*PROVIDED MATERIAL*:
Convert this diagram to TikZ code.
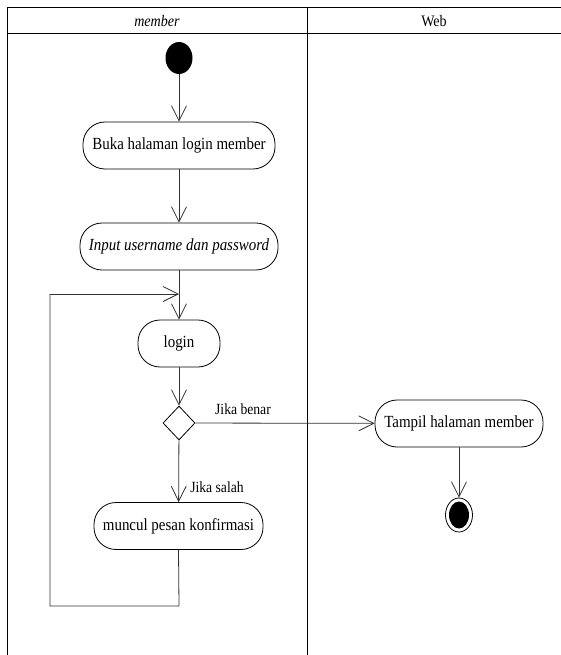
\documentclass[tikz,border=0pt]{standalone}
\usepackage{fontspec}
\setmainfont{Liberation Serif}[FakeStretch=0.88]
\usetikzlibrary{arrows.meta,shapes.geometric}

\tikzset{
  lane/.style={line width=1pt, black},
  action/.style={draw, line width=0.8pt, rectangle, rounded corners=22pt,
    minimum height=47pt, inner sep=0pt, font=\fontsize{17}{20}\selectfont},
  flow/.style={line width=0.8pt, draw=black!80, -{Straight Barb[length=15pt,width=15pt,line width=0.8pt]}},
  plain/.style={line width=0.8pt, draw=black!80},
  guard/.style={font=\fontsize{15.5}{18}\selectfont, inner sep=0pt},
  startstate/.style={ellipse, fill=black, minimum width=27pt, minimum height=32pt, inner sep=0pt},
  endstate/.style={ellipse, draw, line width=0.8pt, minimum width=27pt, minimum height=34pt, inner sep=0pt,
    path picture={\fill (path picture bounding box.center) ellipse (10pt and 13.5pt);}},
  choice/.style={diamond, draw, line width=0.8pt, minimum width=32pt, minimum height=34pt, inner sep=0pt},
  lanetitle/.style={font=\fontsize{16}{19}\selectfont, inner sep=0pt}
}

\begin{document}
\begin{tikzpicture}[x=1pt, y=-1pt]
\useasboundingbox (0,0) rectangle (561,655);

% swimlane frame
\draw[lane] (7,655) -- (7,8) -- (561,8);
\draw[lane] (7,34) -- (561,34);
\draw[lane] (307,8) -- (307,655);
\node[lanetitle] (lanemember) at (157,21) {\itshape member};
\node[lanetitle] (laneweb) at (434,21) {Web};

% activity nodes
\node[startstate] (start) at (179,58) {};
\node[action, minimum width=192pt] (buka) at (179,145.5) {Buka halaman login member};
\node[action, minimum width=198pt] (input) at (179,246.5) {\itshape Input username dan password};
\node[action, minimum width=82pt] (login) at (179,343.5) {login};
\node[choice] (cek) at (179,423) {};
\node[action, minimum width=169pt] (muncul) at (178.5,526) {muncul pesan konfirmasi};
\node[action, minimum width=168pt] (tampil) at (459,423.5) {Tampil halaman member};
\node[endstate] (end) at (459,515) {};

% guard labels
\node[guard] (benar) at (243,409) {Jika benar};
\node[guard] (salah) at (217,487) {Jika salah};

% loop corners
\coordinate (loopin) at (179,294);
\coordinate (loopdown) at (179,606);
\coordinate (loopleft) at (50,606);
\coordinate (looptop) at (50,294);

% control flow
\draw[flow] (start) -- (buka);
\draw[flow] (buka) -- (input);
\draw[flow] (input) -- (login);
\draw[flow] (login) -- (cek);
\draw[flow] (cek) -- (tampil);
\draw[flow] (cek) -- (muncul);
\draw[flow] (tampil) -- (end);
\draw[plain] (muncul.south) -- (loopdown) -- (loopleft) -- (looptop);
\draw[flow] (looptop) -- (loopin);
\end{tikzpicture}
\end{document}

*EXERCISE AIM*:
Return only the lines running from the top of the data to the line that holds "(salah) at (217,487)". Include both of those lines, but skip the pictures.

*WRITTEN ANSWER*:
Convert this diagram to TikZ code.
\documentclass[tikz,border=0pt]{standalone}
\usepackage{fontspec}
\setmainfont{Liberation Serif}[FakeStretch=0.88]
\usetikzlibrary{arrows.meta,shapes.geometric}

\tikzset{
  lane/.style={line width=1pt, black},
  action/.style={draw, line width=0.8pt, rectangle, rounded corners=22pt,
    minimum height=47pt, inner sep=0pt, font=\fontsize{17}{20}\selectfont},
  flow/.style={line width=0.8pt, draw=black!80, -{Straight Barb[length=15pt,width=15pt,line width=0.8pt]}},
  plain/.style={line width=0.8pt, draw=black!80},
  guard/.style={font=\fontsize{15.5}{18}\selectfont, inner sep=0pt},
  startstate/.style={ellipse, fill=black, minimum width=27pt, minimum height=32pt, inner sep=0pt},
  endstate/.style={ellipse, draw, line width=0.8pt, minimum width=27pt, minimum height=34pt, inner sep=0pt,
    path picture={\fill (path picture bounding box.center) ellipse (10pt and 13.5pt);}},
  choice/.style={diamond, draw, line width=0.8pt, minimum width=32pt, minimum height=34pt, inner sep=0pt},
  lanetitle/.style={font=\fontsize{16}{19}\selectfont, inner sep=0pt}
}

\begin{document}
\begin{tikzpicture}[x=1pt, y=-1pt]
\useasboundingbox (0,0) rectangle (561,655);

% swimlane frame
\draw[lane] (7,655) -- (7,8) -- (561,8);
\draw[lane] (7,34) -- (561,34);
\draw[lane] (307,8) -- (307,655);
\node[lanetitle] (lanemember) at (157,21) {\itshape member};
\node[lanetitle] (laneweb) at (434,21) {Web};

% activity nodes
\node[startstate] (start) at (179,58) {};
\node[action, minimum width=192pt] (buka) at (179,145.5) {Buka halaman login member};
\node[action, minimum width=198pt] (input) at (179,246.5) {\itshape Input username dan password};
\node[action, minimum width=82pt] (login) at (179,343.5) {login};
\node[choice] (cek) at (179,423) {};
\node[action, minimum width=169pt] (muncul) at (178.5,526) {muncul pesan konfirmasi};
\node[action, minimum width=168pt] (tampil) at (459,423.5) {Tampil halaman member};
\node[endstate] (end) at (459,515) {};

% guard labels
\node[guard] (benar) at (243,409) {Jika benar};
\node[guard] (salah) at (217,487) {Jika salah};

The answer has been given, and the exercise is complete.